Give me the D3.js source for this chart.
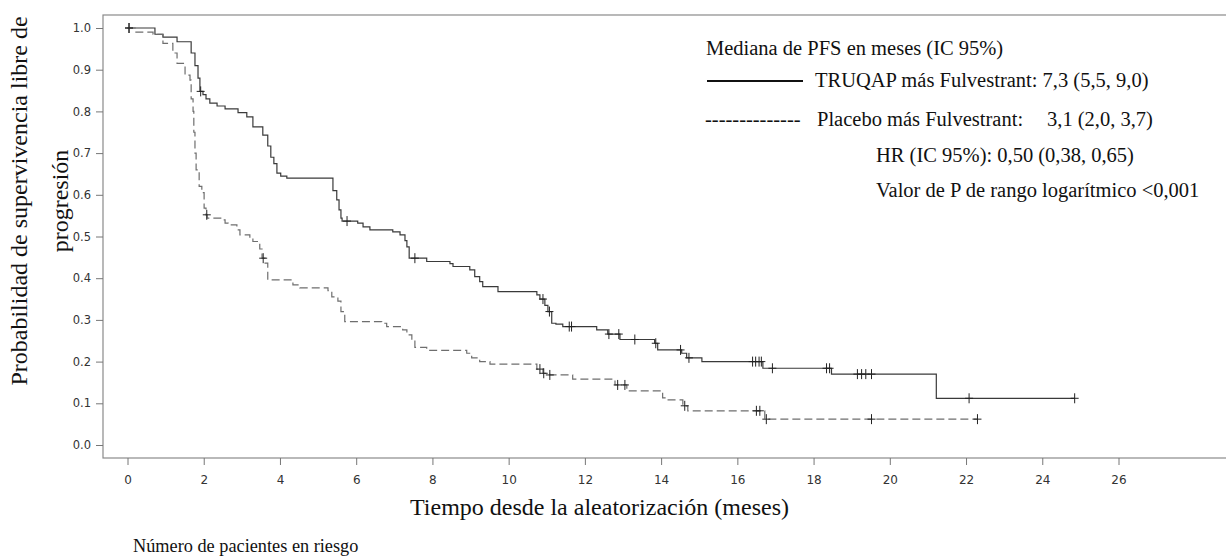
<!DOCTYPE html>
<html>
<head>
<meta charset="utf-8">
<script src="https://cdn.jsdelivr.net/npm/d3@7"></script>
<style>
  body { margin: 0; background: #fff; }
  svg { display: block; }
</style>
</head>
<body>
<div id="chart"></div>
<script>
// TRUQAP + Fulvestrant: time (months) where the curve steps down, and new survival
const truqapTimes = [0, 0.72, 0.93, 1.30, 1.67, 1.77, 1.85, 1.90, 1.98, 2.06, 2.16, 2.35, 2.56, 2.90, 3.13, 3.29, 3.55, 3.68, 3.76, 3.84, 3.92, 4.02, 4.18,
  5.39, 5.49, 5.55, 5.60, 5.63, 6.04, 6.18, 6.36, 6.96, 7.15, 7.28, 7.33, 7.39, 7.85, 8.46, 8.54, 8.98, 9.11, 9.24, 9.32, 9.72,
  10.74, 10.82, 10.95, 11.03, 11.13, 11.24, 11.42, 12.31, 12.60, 12.92, 13.83, 13.91, 14.54, 14.67, 15.07, 16.67, 18.47, 21.22];
const truqapSurv = [1.0, 0.985, 0.978, 0.967, 0.94, 0.91, 0.88, 0.848, 0.84, 0.83, 0.82, 0.813, 0.806, 0.797, 0.787, 0.763, 0.743, 0.717, 0.69, 0.675, 0.652, 0.645, 0.64,
  0.61, 0.588, 0.564, 0.544, 0.537, 0.532, 0.523, 0.516, 0.511, 0.504, 0.49, 0.475, 0.448, 0.44, 0.435, 0.428, 0.42, 0.404, 0.392, 0.38, 0.368,
  0.36, 0.35, 0.335, 0.32, 0.292, 0.29, 0.284, 0.276, 0.266, 0.253, 0.244, 0.228, 0.22, 0.209, 0.2, 0.184, 0.17, 0.112];
const truqapCensor = [0.04, 1.92, 5.76, 7.54, 10.9, 11.07, 11.59, 11.65, 12.63, 12.89, 13.31, 13.86, 14.51, 14.73,
  16.40, 16.48, 16.57, 16.63, 16.92, 18.34, 18.42, 19.15, 19.26, 19.37, 19.52, 22.08, 24.85];
const truqapEnd = 24.85;

// Placebo + Fulvestrant
const placeboTimes = [0, 0.2, 0.67, 0.93, 1.19, 1.30, 1.51, 1.64, 1.67, 1.72, 1.74, 1.77, 1.80, 1.88, 1.95, 2.01, 2.06, 2.09, 2.48, 2.56, 2.64, 2.87, 2.95,
  3.21, 3.29, 3.47, 3.53, 3.61, 3.68, 4.34, 4.52, 5.26, 5.36, 5.52, 5.60, 5.70, 6.67, 6.80, 7.22, 7.33, 7.46, 7.54, 7.85, 8.90, 9.03, 9.24, 9.51,
  10.74, 10.90, 11.08, 11.68, 12.79, 13.10, 14.04, 14.15, 14.57, 14.70, 16.72];
const placeboSurv = [1.0, 0.99, 0.985, 0.963, 0.94, 0.915, 0.887, 0.875, 0.83, 0.80, 0.75, 0.70, 0.66, 0.62, 0.605, 0.568, 0.552, 0.544, 0.54, 0.532, 0.528, 0.516, 0.504,
  0.496, 0.488, 0.47, 0.448, 0.436, 0.396, 0.384, 0.377, 0.37, 0.355, 0.345, 0.32, 0.296, 0.292, 0.284, 0.276, 0.264, 0.252, 0.234, 0.227, 0.22, 0.209, 0.2, 0.194,
  0.182, 0.172, 0.168, 0.158, 0.144, 0.13, 0.113, 0.108, 0.094, 0.082, 0.062];
const placeboCensor = [0.04, 2.08, 3.56, 10.82, 10.92, 11.08, 12.86, 13.05, 14.62, 16.5, 16.59, 16.76, 19.52, 22.3];
const placeboEnd = 22.3;

const xTicks = d3.range(0, 27, 2);
const yTicks = d3.range(0, 11).map(d => d / 10);

const width = 1226;
const height = 559;
const box = { left: 103, top: 15, bottom: 458 };

const svg = d3.select('#chart')
  .append('svg')
  .attr('width', width)
  .attr('height', height);

const x = d3.scaleLinear()
  .domain([0, 26])
  .range([127.5, 1118.5]);

const y = d3.scaleLinear()
  .domain([0, 1])
  .range([445, 28]);

// plot frame (right edge runs off the picture)
svg.append('rect')
  .attr('x', box.left)
  .attr('y', box.top)
  .attr('width', width + 10 - box.left)
  .attr('height', box.bottom - box.top)
  .attr('fill', 'none')
  .attr('stroke', '#8a8a8a')
  .attr('stroke-width', 1.2);

function xAxis(g) {
  g.attr('transform', `translate(0,${box.bottom})`)
    .call(d3.axisBottom(x).tickValues(xTicks).tickFormat(d3.format('d')).tickSize(7).tickPadding(10))
    .call(g => g.select('.domain').remove())
    .attr('font-family', 'DejaVu Sans, sans-serif')
    .attr('font-size', 12);
  g.selectAll('line').attr('stroke', '#777');
  g.selectAll('text').attr('fill', '#333');
}

function yAxis(g) {
  g.attr('transform', `translate(${box.left},0)`)
    .call(d3.axisLeft(y).tickValues(yTicks).tickFormat(d3.format('.1f')).tickSize(7).tickPadding(5))
    .call(g => g.select('.domain').remove())
    .attr('font-family', 'DejaVu Sans, sans-serif')
    .attr('font-size', 11.5);
  g.selectAll('line').attr('stroke', '#777');
  g.selectAll('text').attr('fill', '#333');
}

svg.append('g').call(xAxis);
svg.append('g').call(yAxis);

function stepPoints(times, surv, end) {
  const pts = times.map((t, i) => [t, surv[i]]);
  pts.push([end, surv[surv.length - 1]]);
  return pts;
}

function survAt(times, surv, t) {
  const i = d3.bisectRight(times, t) - 1;
  return surv[Math.max(0, i)];
}

const line = d3.line()
  .x(d => x(d[0]))
  .y(d => y(d[1]))
  .curve(d3.curveStepAfter);

const series = [
  { times: truqapTimes, surv: truqapSurv, censor: truqapCensor, end: truqapEnd, color: '#3a3a3a', dash: null },
  { times: placeboTimes, surv: placeboSurv, censor: placeboCensor, end: placeboEnd, color: '#6e6e6e', dash: '8,4' }
];

series.forEach(s => {
  svg.append('path')
    .datum(stepPoints(s.times, s.surv, s.end))
    .attr('d', line)
    .attr('fill', 'none')
    .attr('stroke', s.color)
    .attr('stroke-width', 1.2)
    .attr('stroke-dasharray', s.dash);

  const marks = svg.append('g')
    .selectAll('g')
    .data(s.censor)
    .join('g')
    .attr('transform', d => `translate(${x(d)},${y(survAt(s.times, s.surv, d))})`);
  marks.append('line')
    .attr('x1', 0).attr('x2', 0).attr('y1', -5).attr('y2', 5)
    .attr('stroke', '#222').attr('stroke-width', 1);
  marks.append('line')
    .attr('x1', -4).attr('x2', 4).attr('y1', 0).attr('y2', 0)
    .attr('stroke', '#222').attr('stroke-width', 1);
});

// axis titles
svg.append('text')
  .attr('x', 599.5)
  .attr('y', 515)
  .attr('text-anchor', 'middle')
  .attr('font-family', 'Liberation Serif, Times New Roman, serif')
  .attr('font-size', 24)
  .attr('fill', '#111')
  .text('Tiempo desde la aleatorización (meses)');

const yTitle = svg.append('text')
  .attr('transform', 'translate(0,201) rotate(-90)')
  .attr('text-anchor', 'middle')
  .attr('font-family', 'Liberation Serif, Times New Roman, serif')
  .attr('font-size', 24)
  .attr('fill', '#111');
yTitle.append('tspan').attr('x', 0).attr('y', 27).text('Probabilidad de supervivencia libre de');
yTitle.append('tspan').attr('x', 0).attr('y', 68).text('progresión');

svg.append('text')
  .attr('x', 133)
  .attr('y', 552)
  .attr('font-family', 'Liberation Serif, Times New Roman, serif')
  .attr('font-size', 18.3)
  .attr('fill', '#111')
  .text('Número de pacientes en riesgo');

// legend / statistics box
const legend = svg.append('g')
  .attr('font-family', 'Liberation Serif, Times New Roman, serif')
  .attr('font-size', 20.5)
  .attr('fill', '#111');

legend.append('text').attr('x', 706).attr('y', 55).text('Mediana de PFS en meses (IC 95%)');
legend.append('line')
  .attr('x1', 707).attr('x2', 803).attr('y1', 81).attr('y2', 81)
  .attr('stroke', '#111').attr('stroke-width', 1.8);
legend.append('text').attr('x', 815).attr('y', 87).text('TRUQAP más Fulvestrant: 7,3 (5,5, 9,0)');
legend.append('text').attr('x', 705).attr('y', 126).text('--------------');
legend.append('text').attr('x', 817).attr('y', 126).text('Placebo más Fulvestrant:');
legend.append('text').attr('x', 1047).attr('y', 126).text('3,1 (2,0, 3,7)');
legend.append('text').attr('x', 876).attr('y', 162).text('HR (IC 95%): 0,50 (0,38, 0,65)');
legend.append('text').attr('x', 876).attr('y', 197).text('Valor de P de rango logarítmico <0,001');
</script>
</body>
</html>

• • •

### Problem description
Show every line above in which the word "chart" occurs.

### Output
Give me the D3.js source for this chart.
<div id="chart"></div>
const svg = d3.select('#chart')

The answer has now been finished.